We left the show and I gave Mike a call. I forget why it was left to me to do this as I am the last person that should be left in charge of arranging a final meet-up but that was how it happened. Mike gave me instructions for how to find a bar where we could sit and chat and somehow I managed to listen to the directions and not have them fly out of my head as soon as the phonecall was ended. Skit and I hooked arms and skipped along to the meeting place (leaving biped to slouch behind us with a cigarette as her friend) which turned out to be a fantastic little wine bar/ classy drinks place and not a noisy pub as I imagined.

We sat and drank (I had a White Russian) and chatted with Mike and Madeleine about where we had been and what we had seen. I was shattered (and I have no idea how skit was upright) but it felt comfortable and friendly and when Mike and Madeleine invited us back to their place for tea, I was happy to go along.

Their flat was not exactly as I expected.

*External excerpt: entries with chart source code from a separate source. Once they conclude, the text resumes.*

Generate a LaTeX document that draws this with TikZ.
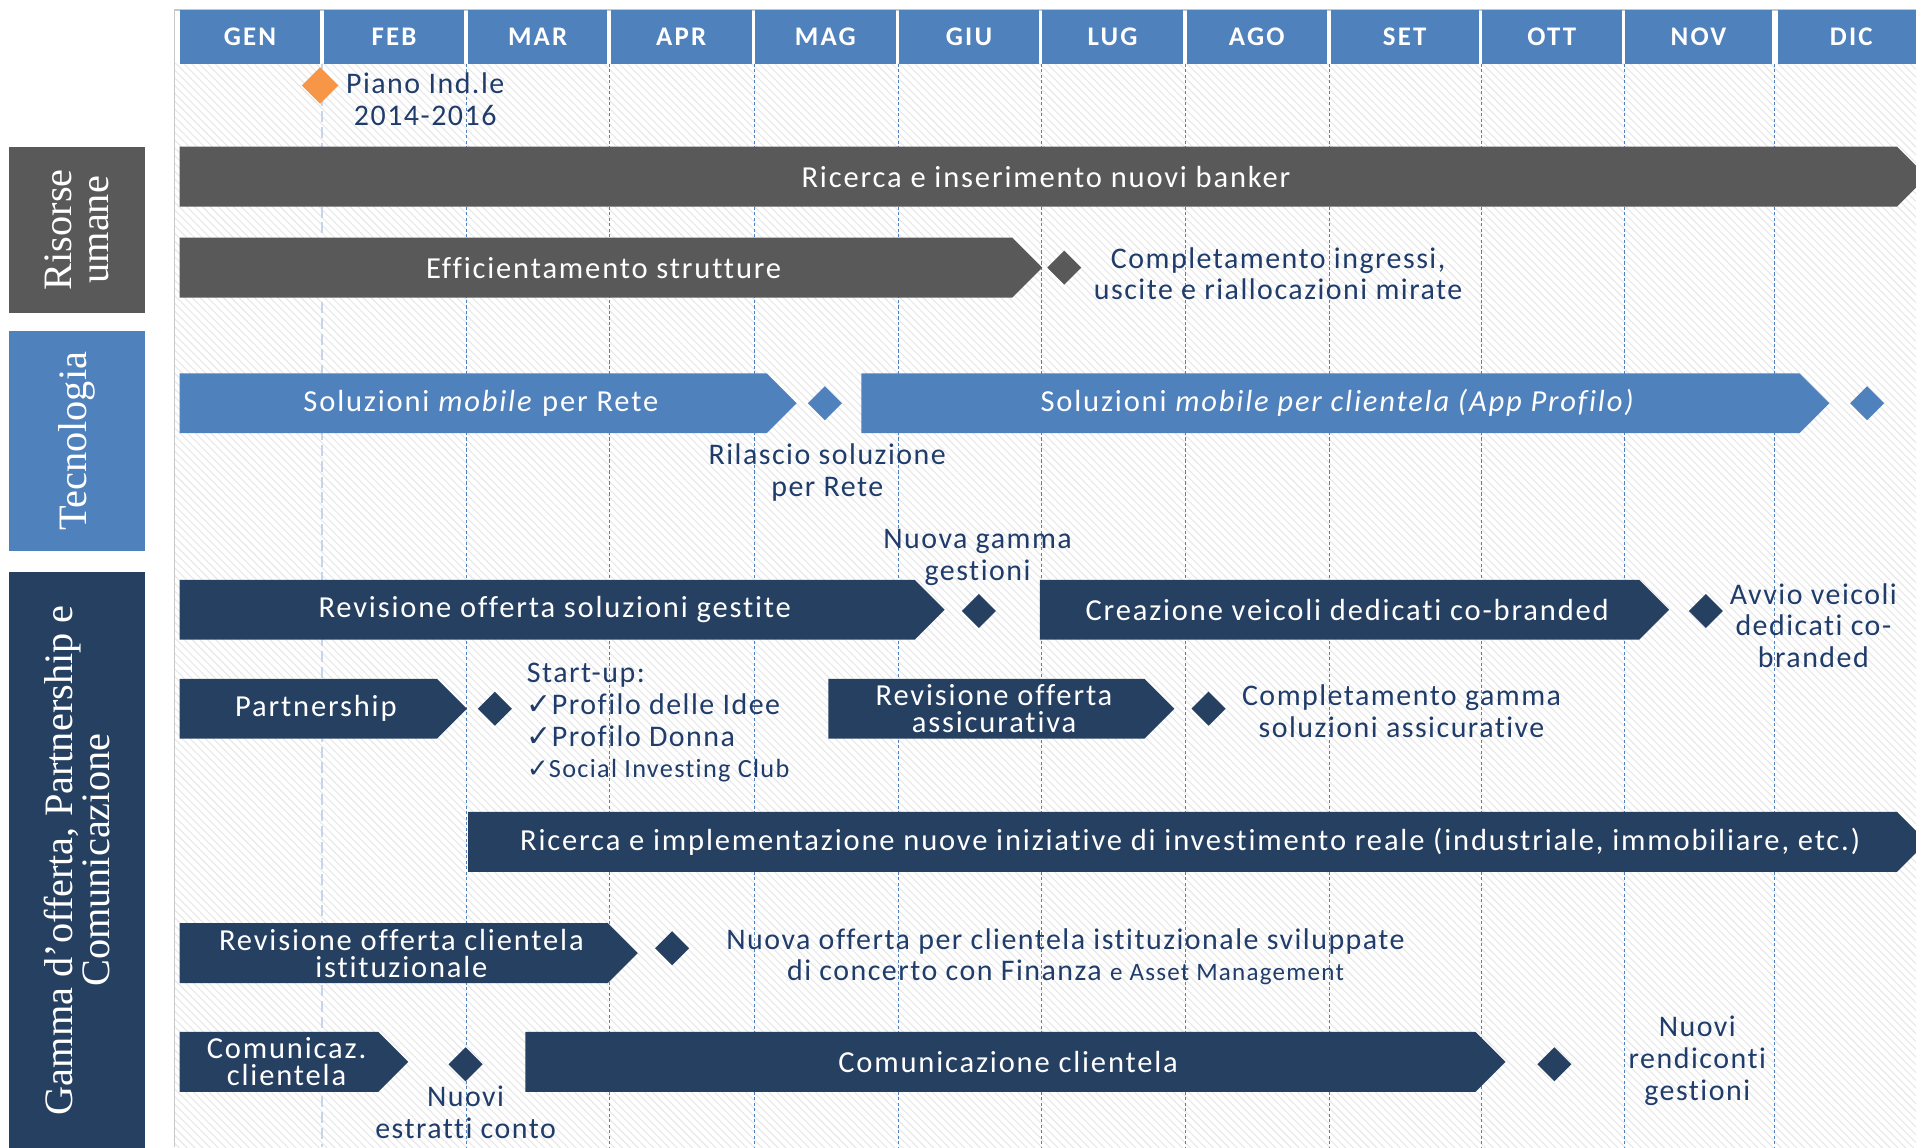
\documentclass[tikz,border=0pt]{standalone}
\usepackage{fontspec}
\setmainfont{Carlito}[Ligatures=NoCommon]
\newfontfamily\barfont{Carlito}[LetterSpace=6,Ligatures=NoCommon]
\newfontfamily\notefont{Carlito}[LetterSpace=5,Ligatures=NoCommon]
\newfontfamily\headfont{Carlito}[LetterSpace=8,Ligatures=NoCommon]
\newfontfamily\labelserif{Liberation Serif}
\newfontfamily\symfont{DejaVu Sans}
\usetikzlibrary{shapes.geometric,patterns.meta}

\definecolor{hdrblue}{HTML}{4F81BD}
\definecolor{navy}{HTML}{264062}
\definecolor{slate}{HTML}{595959}
\definecolor{inktext}{HTML}{1F3C6B}
\definecolor{orangems}{HTML}{F79646}
\definecolor{febline}{HTML}{C5D6EA}

\newcommand\tick{{\symfont\char"2713}}

% activity bar: name, start x, tip x, centre y, fill, label
\newcommand\ganttbar[6]{%
  \fill[#5] (#2,#4-24.5) -- (#3-24.5,#4-24.5) -- (#3,#4)
            -- (#3-24.5,#4+24.5) -- (#2,#4+24.5) -- cycle;
  \node[bartext] (#1) at ({(#2+#3-12)/2},#4) {#6};}

\tikzset{
  monthbox/.style={fill=hdrblue, text=white, minimum height=44pt, inner sep=0pt,
    font=\headfont\fontsize{22}{22}\selectfont\bfseries},
  catbox/.style={minimum width=112pt, inner sep=0pt, text=white},
  cattext/.style={rotate=90, text=white, align=center, inner sep=0pt,
    font=\labelserif\fontsize{33}{30}\selectfont},
  bartext/.style={text=white, align=center, inner sep=0pt,
    font=\barfont\fontsize{25}{22}\selectfont},
  note/.style={text=inktext, align=center, inner sep=0pt,
    font=\notefont\fontsize{24.5}{26}\selectfont},
  ms/.style={diamond, aspect=1, minimum width=28pt, minimum height=28pt, inner sep=0pt},
  monthline/.style={hdrblue, line width=0.7pt, dash pattern=on 2.5pt off 2pt},
}

\begin{document}
\begin{tikzpicture}[x=1pt,y=-1pt]
\useasboundingbox (0,0) rectangle (1568,939);
\clip (0,0) rectangle (1568,939);
\fill[white] (0,0) rectangle (1568,939);

% hatched chart area
\fill[pattern={Lines[angle=-45,distance=4.5pt,line width=0.9pt]}, pattern color=black!9]
  (143,52) rectangle (1568,939);
\draw[black!22, line width=1.2pt] (143,939) -- (143,8) -- (1568,8);

% month separators
\draw[febline, line width=1.6pt, dash pattern=on 9pt off 4pt] (263.5,52) -- (263.5,939);
\foreach \x in {382,499,617,735,852,970,1088,1212,1329,1452}
  \draw[monthline] (\x,52) -- (\x,939);

% month header
\foreach \a/\b/\t in {147/262/GEN,265/380/FEB,383/497/MAR,500/615/APR,618/733/MAG,
    736/850/GIU,853/968/LUG,971/1086/AGO,1089/1210/SET,1213/1327/OTT,1330/1450/NOV,
    1455/1575/DIC}
  \node[monthbox, minimum width={(\b-\a)*1pt}] (m\t) at ({(\a+\b)/2},30) {\t};

% category panels
\node[catbox, fill=slate, minimum height=136pt] (hr) at (63,188) {};
\node[cattext] (hrlabel) at (hr.center) {Risorse\\umane};
\node[catbox, fill=hdrblue, minimum height=180pt] (tech) at (63,361) {};
\node[cattext] (techlabel) at (tech.center) {Tecnologia};
\node[catbox, fill=navy, minimum height=480pt] (offer) at (63,708) {};
\node[cattext] (offerlabel) at (63,704) {Gamma d’offerta, Partnership e\\Comunicazione};

% milestone
\node[ms, fill=orangems, minimum width=30pt, minimum height=30pt] (piano) at (262,70) {};
\node[note] (pianotxt) at (348,81) {Piano Ind.le\\2014-2016};

% Risorse umane
\ganttbar{banker}{147}{1577}{144.5}{slate}{Ricerca e inserimento nuovi banker}
\ganttbar{effic}{147}{853}{219}{slate}{Efficientamento strutture}
\node[ms, fill=slate] (efficms) at (871,219) {};
\node[note] (effictxt) at (1046,224) {Completamento ingressi,\\uscite e riallocazioni mirate};

% Tecnologia
\ganttbar{mobrete}{147}{652}{330}{hdrblue}{Soluzioni \textit{mobile} per Rete}
\node[ms, fill=hdrblue] (mobretems) at (675,330) {};
\node[note] (mobretetxt) at (677,387) {Rilascio soluzione\\per Rete};
\ganttbar{mobcli}{705}{1497}{330}{hdrblue}{Soluzioni \textit{mobile per clientela (App Profilo)}}
\node[ms, fill=hdrblue] (mobclims) at (1528,330) {};

% Gamma d'offerta
\ganttbar{gestite}{147}{773}{499}{navy}{Revisione offerta soluzioni gestite}
\node[ms, fill=navy] (gestitems) at (801,500) {};
\node[note] (gestitetxt) at (800,456) {Nuova gamma\\gestioni};
\ganttbar{cobrand}{851}{1366}{499}{navy}{Creazione veicoli dedicati co-branded}
\node[ms, fill=navy] (cobrandms) at (1396,500) {};
\node[note] (cobrandtxt) at (1484,512) {Avvio veicoli\\dedicati co-\\branded};

\ganttbar{partner}{147}{382}{580}{navy}{Partnership}
\node[ms, fill=navy] (partnerms) at (405,580) {};
\node[note, align=left, anchor=west] (startup) at (431,591.5)
  {Start-up:\\\tick Profilo delle Idee\\\tick Profilo Donna\\
   {\fontsize{21.5}{21}\selectfont\tick Social Investing Club}};
\ganttbar{assic}{678}{961}{580}{navy}{Revisione offerta\\assicurativa}
\node[ms, fill=navy] (assicms) at (989,580) {};
\node[note] (assictxt) at (1147,582) {Completamento gamma\\soluzioni assicurative};

\ganttbar{reale}{383}{1577}{689}{navy}{Ricerca e implementazione nuove iniziative di investimento reale (industriale, immobiliare, etc.)}

\ganttbar{istit}{147}{522}{780}{navy}{Revisione offerta clientela\\istituzionale}
\node[ms, fill=navy] (istitms) at (550,776) {};
\node[note] (istittxt) at (872,783) {Nuova offerta per clientela istituzionale sviluppate\\
  di concerto con Finanza {\fontsize{20.5}{20}\selectfont e Asset Management}};

\ganttbar{comsmall}{147}{334}{869}{navy}{Comunicaz.\\clientela}
\node[ms, fill=navy] (comsmallms) at (381,871) {};
\node[note] (comsmalltxt) at (381,910) {Nuovi\\estratti conto};
\ganttbar{comcli}{430}{1232}{869}{navy}{Comunicazione clientela}
\node[ms, fill=navy] (comclims) at (1272,871) {};
\node[note] (comclitxt) at (1389,868) {Nuovi\\rendiconti\\gestioni};
\end{tikzpicture}
\end{document}
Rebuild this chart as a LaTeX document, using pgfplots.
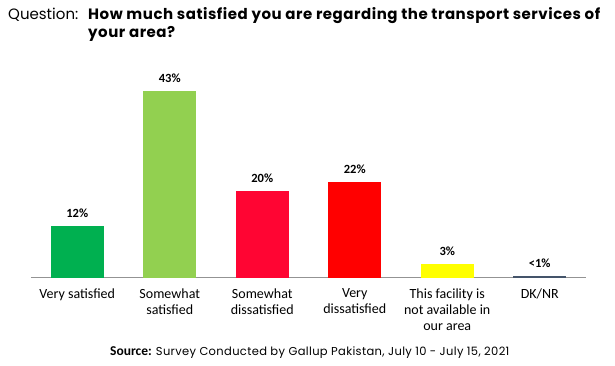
\documentclass[border=0pt]{standalone}
\usepackage{pgfplots}
\pgfplotsset{compat=1.18}
\usepackage{fontspec}
\setmainfont{Carlito}
\newfontfamily\gothic{Poppins}
\newfontfamily\gothicsp[LetterSpace=3.5]{Poppins}
\newfontfamily\gothicsrc[LetterSpace=3]{Poppins}
\definecolor{cg}{HTML}{00B050}
\definecolor{clg}{HTML}{92D050}
\definecolor{ccr}{HTML}{FF0533}
\definecolor{cr}{HTML}{FF0000}
\definecolor{cy}{HTML}{FFFF00}
\definecolor{cdk}{HTML}{44546A}
\begin{document}
\begin{tikzpicture}[x=1pt,y=1pt]
\useasboundingbox (0,0) rectangle (615,366);
\begin{axis}[
  at={(31pt,88pt)}, anchor=south west,
  scale only axis, width=555pt, height=217.4pt,
  xmin=-0.5, xmax=5.5, ymin=0, ymax=50,
  ybar, bar width=53pt, bar shift=0pt,
  hide y axis,
  axis x line*=bottom,
  x axis line style={draw=gray!85, line width=1pt},
  xtick={0,1,2,3,4,5},
  xtick style={draw=none},
  xticklabels={Very satisfied, Somewhat\\satisfied, Somewhat\\dissatisfied, Very\\dissatisfied, This facility is\\not available in\\our area, DK/NR},
  xticklabel style={font=\fontsize{14}{16}\selectfont, align=center, anchor=north, yshift=-3pt},
  point meta=explicit symbolic,
  nodes near coords,
  nodes near coords style={font=\bfseries\fontsize{12.5}{14}\selectfont, anchor=south, yshift=5pt},
  every axis plot/.append style={draw=none},
  clip=false,
]
\addplot[fill=cg] coordinates {(0,12) [12\%]};
\addplot[fill=clg] coordinates {(1,43) [43\%]};
\addplot[fill=ccr] coordinates {(2,20) [20\%]};
\addplot[fill=cr] coordinates {(3,22) [22\%]};
\addplot[fill=cy] coordinates {(4,3.2) [3\%]};
\addplot[fill=cdk] coordinates {(5,0.35) [<1\%]};
\end{axis}
\node[anchor=base west, font=\gothic\fontsize{15}{17}\selectfont, inner sep=0] at (8,346) {Question:};
\node[anchor=base west, font=\gothicsp\bfseries\fontsize{15}{17}\selectfont, inner sep=0] at (88,346) {How much satisfied you are regarding the transport services of};
\node[anchor=base west, font=\gothicsp\bfseries\fontsize{15}{17}\selectfont, inner sep=0] at (88,328) {your area?};
\node[anchor=base west, inner sep=0, font=\fontsize{13.5}{15}\selectfont] at (110,10) {\textbf{Source:} {\gothicsrc\fontsize{11.5}{13}\selectfont Survey Conducted by Gallup Pakistan, July 10 - July 15, 2021}};
\end{tikzpicture}
\end{document}
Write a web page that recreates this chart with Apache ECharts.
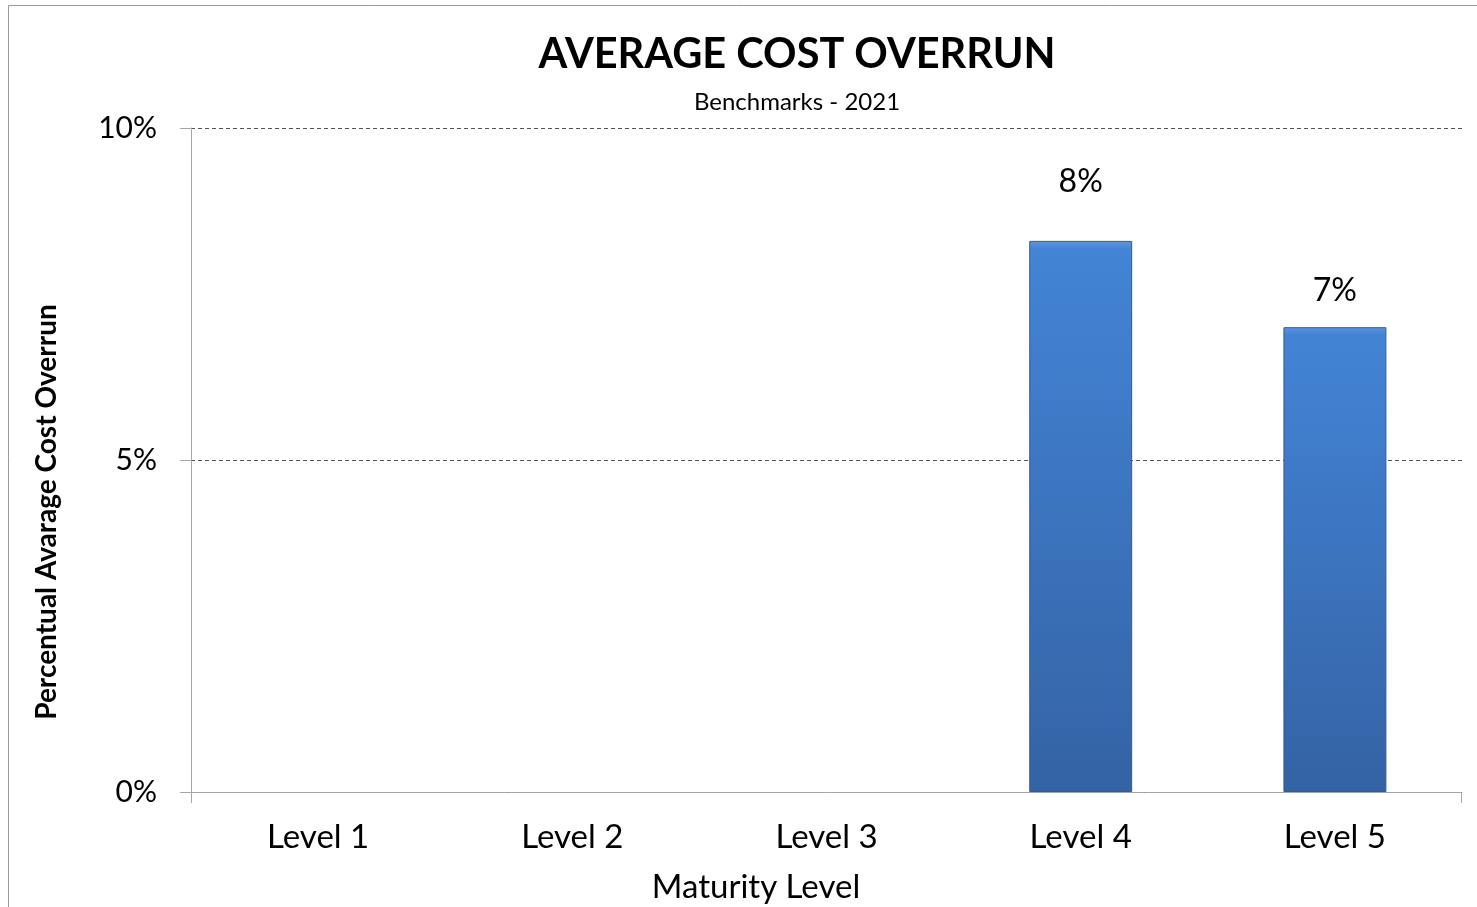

I confess I thought that “grown-ups” lived quite differently but here was a flat that only differed from flats of students (or people my own age... I perhaps should convince myself that I am not a student any longer) in the size of the book collection. I was in awe of the room given over to books (not that it was a surprise to learn that Mike had a lot of books of course) and shocked by how few I had ever seen let alone read myself. The only books I saw that I knew were Jonathan Carroll books. But I am getting ahead of myself since this perusal of the books came after having some tea and criticising Madeleine on her dvd of the film Pi... I am sorry, I cannot help it. “Pi” is of course a bit of a shared joke within my college friends. Anyway, Mike showed us some of his tapir collection that had made it onto flickr and we talked and talked until I was dropping off where I sat.

We thanked Mike and Madeleine (or at least I hope we did) and left. It was definitely past midnight, possibly more like 1 when we got to the castle. Needless to say, it was straight to bed.


edit: Oh, I worked out the mystery of the right arm, by the way. We had both pulled muscles or at least made them sore by skipping stones.